M. Yamamoto1,2,3, Y. Ishige1, K. Shimatani4, M. Hasegawa4, Y. Kurita2, H. Takemura1
1Tokyo University of Science, Department of Mechanical Engineering, Faculty of Science and Technology, Noda, Japan, 2Hiroshima University, Graduate School of Engineering, Higashi-Hiroshima, Japan, 3Fukuyama Memorial Hospital, Department of Rehabilitation, Fukuyama, Japan, 4Prefectural University of Hiroshima, Faculty of Health and Welfare, Mihara, Japan
Background: Gait analysis is a crucial assessment in clinical site. Motion capture (MC) systems are useful for assessment because they can be used to accurately measure body kinematics such as joint angles. However, their use is mainly limited to laboratories because of high costs and low portability. Recently, many video-based pose estimation systems have been developed, which are also used to assess spatiotemporal gait parameters. However, the accuracy of joint angle estimation by video-based pose estimation systems remains unclear.
Purpose: We aimed to investigate the joint angle accuracy of 2-dimensional pose estimation during gait by single side camera.
Methods: Seven healthy adults (22.8 ± 1.1 years) participated in this study. Two treadmill walking conditions were performed by the participants: normal and external rotation gait conditions. The participants wore ankle foot orthoses, and the gait speed was set to 0.60 m/s, assuming a clinical situation. A video camera placed on the right side of the treadmill recorded gait for pose estimation. OpenPose (OP), an open source human pose system, was used to estimate body pose. The OP estimates joint locations by two branch multi-stage convolution neural network. We calculated the right hip, knee, and ankle joint angles during gait based on OP joint locations data. Simultaneously, an MC system was used to measure joint angles. The frame rate of the camera and MC were set at 100 Hz. The coefficient of determination (R2) was used to compare the OP and MC joint angles.

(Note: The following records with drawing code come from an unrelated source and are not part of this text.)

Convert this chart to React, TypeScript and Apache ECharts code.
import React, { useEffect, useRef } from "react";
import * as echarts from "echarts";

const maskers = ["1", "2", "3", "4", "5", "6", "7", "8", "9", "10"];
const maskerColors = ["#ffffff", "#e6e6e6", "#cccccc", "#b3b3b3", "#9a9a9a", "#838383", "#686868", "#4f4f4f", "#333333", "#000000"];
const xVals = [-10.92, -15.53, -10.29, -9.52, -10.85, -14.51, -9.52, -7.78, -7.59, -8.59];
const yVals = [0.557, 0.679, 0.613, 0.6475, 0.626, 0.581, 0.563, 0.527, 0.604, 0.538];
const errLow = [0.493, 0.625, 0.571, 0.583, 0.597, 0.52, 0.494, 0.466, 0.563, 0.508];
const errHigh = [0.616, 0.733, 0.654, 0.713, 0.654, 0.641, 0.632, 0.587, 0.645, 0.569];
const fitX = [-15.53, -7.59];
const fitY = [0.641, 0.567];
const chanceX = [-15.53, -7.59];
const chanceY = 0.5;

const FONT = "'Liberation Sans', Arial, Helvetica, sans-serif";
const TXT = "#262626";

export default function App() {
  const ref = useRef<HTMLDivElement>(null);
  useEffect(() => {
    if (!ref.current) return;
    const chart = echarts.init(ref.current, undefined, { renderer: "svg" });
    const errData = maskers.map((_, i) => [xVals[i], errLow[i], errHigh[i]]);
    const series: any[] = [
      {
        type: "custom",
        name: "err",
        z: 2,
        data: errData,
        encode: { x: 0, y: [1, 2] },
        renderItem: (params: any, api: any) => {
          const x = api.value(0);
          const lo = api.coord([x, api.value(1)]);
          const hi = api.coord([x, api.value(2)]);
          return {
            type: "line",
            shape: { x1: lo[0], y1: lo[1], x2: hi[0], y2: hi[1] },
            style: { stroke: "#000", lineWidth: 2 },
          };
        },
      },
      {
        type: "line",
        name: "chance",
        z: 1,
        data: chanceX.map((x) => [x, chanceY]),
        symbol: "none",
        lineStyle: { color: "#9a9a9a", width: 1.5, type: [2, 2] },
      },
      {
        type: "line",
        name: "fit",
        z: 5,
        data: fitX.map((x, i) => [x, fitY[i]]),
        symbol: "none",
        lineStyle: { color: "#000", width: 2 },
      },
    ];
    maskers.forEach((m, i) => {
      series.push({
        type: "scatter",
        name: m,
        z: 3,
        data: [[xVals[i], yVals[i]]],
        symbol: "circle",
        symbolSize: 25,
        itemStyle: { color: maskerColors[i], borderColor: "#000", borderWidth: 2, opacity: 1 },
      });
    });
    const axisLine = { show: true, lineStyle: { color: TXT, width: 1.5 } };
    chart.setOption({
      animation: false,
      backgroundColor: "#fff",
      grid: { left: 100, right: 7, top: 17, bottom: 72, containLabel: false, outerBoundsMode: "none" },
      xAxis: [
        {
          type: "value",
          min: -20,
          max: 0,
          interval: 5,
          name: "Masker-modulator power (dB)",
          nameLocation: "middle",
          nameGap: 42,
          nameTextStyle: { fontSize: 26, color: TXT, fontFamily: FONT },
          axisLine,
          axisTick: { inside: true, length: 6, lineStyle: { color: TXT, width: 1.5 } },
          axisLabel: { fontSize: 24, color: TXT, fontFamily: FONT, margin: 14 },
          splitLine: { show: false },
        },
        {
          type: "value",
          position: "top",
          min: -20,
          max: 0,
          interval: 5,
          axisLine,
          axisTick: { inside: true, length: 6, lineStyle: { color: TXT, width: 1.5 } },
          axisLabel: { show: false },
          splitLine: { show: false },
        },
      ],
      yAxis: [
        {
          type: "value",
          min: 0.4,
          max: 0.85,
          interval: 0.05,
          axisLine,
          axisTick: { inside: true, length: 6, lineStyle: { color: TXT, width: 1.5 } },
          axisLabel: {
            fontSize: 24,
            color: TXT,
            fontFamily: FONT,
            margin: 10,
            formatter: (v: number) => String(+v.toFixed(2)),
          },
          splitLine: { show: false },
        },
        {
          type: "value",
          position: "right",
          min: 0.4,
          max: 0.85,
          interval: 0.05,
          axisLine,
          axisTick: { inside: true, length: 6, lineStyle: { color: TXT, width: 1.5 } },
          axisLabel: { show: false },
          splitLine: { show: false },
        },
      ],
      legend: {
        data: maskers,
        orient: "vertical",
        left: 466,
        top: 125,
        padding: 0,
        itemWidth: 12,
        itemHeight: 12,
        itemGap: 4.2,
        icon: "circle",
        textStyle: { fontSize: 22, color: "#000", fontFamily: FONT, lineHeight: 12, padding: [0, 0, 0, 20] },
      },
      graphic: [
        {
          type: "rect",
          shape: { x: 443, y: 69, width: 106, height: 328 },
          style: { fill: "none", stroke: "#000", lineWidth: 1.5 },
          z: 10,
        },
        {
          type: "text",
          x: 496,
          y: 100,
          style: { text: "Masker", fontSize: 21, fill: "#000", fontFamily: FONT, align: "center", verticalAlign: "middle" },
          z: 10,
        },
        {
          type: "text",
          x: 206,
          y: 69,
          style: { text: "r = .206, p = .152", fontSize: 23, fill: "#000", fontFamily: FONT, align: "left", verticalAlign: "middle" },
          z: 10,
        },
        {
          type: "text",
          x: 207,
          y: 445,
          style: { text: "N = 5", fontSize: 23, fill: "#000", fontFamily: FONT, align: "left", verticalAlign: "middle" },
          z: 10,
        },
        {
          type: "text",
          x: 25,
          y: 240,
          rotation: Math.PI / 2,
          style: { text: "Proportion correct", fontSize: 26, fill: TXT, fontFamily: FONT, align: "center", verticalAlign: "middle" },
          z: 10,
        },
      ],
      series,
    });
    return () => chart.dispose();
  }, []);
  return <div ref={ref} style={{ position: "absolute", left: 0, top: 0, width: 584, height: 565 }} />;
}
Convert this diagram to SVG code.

In addition, the absolute error between the OP and MC peak joint angles during gait was also measured. The Wilcoxon signed-rank test was used to compare the absolute error in each gait condition. Statistical significance was set at p < 0.05.
Results: The R2 between the OP and MC joint angles in the normal gait condition were as follows: hip flexion-extension, 0.94; knee flexion-extension, 0.96; and ankle dorsiflexion-plantarflexion, 0.56. The R2 between the OP and MC joint angles in the external rotation gait condition were 0.93, 0.97, and 0.21, respectively. The absolute error between the OP and MC peak plantarflexion angles in the external rotation gait condition increased significantly compared with normal condition (p < 0.05). No statistically significant difference was found in the absolute error of peak hip flexion, hip extension, knee flexion, knee extension, and dorsiflexion angle (p = 0.81, p = 0.81, p = 0.16, p = 0.21, and p = 0.47, respectively).
Conclusion(s): Although the accuracy of ankle joint angle measurements using 2-dimensional pose estimation system is not high, hip and knee joint angles are measured with approximately the same accuracy as those measured using the MC system. Peak hip and knee joint angle measurements using OP with calculation methods may be used to assess peak joint angles, even in the external rotation gait condition.
Implications: This method has great potential as a low-cost and portable device to assess gait kinematics.
Funding, acknowledgements: This work was supported in part by JSPS KAKENHI under Grant number JP19K20748.
Keywords: Pose estimation, Gait analysis, Kinematics
Topic: Disability & rehabilitation
Did this work require ethics approval? Yes
Institution: Prefectural University of Hiroshima
Committee: the ethics committee of the Faculty of Health and Welfare
Ethics number: 15MH036
All authors, affiliations and abstracts have been published as submitted.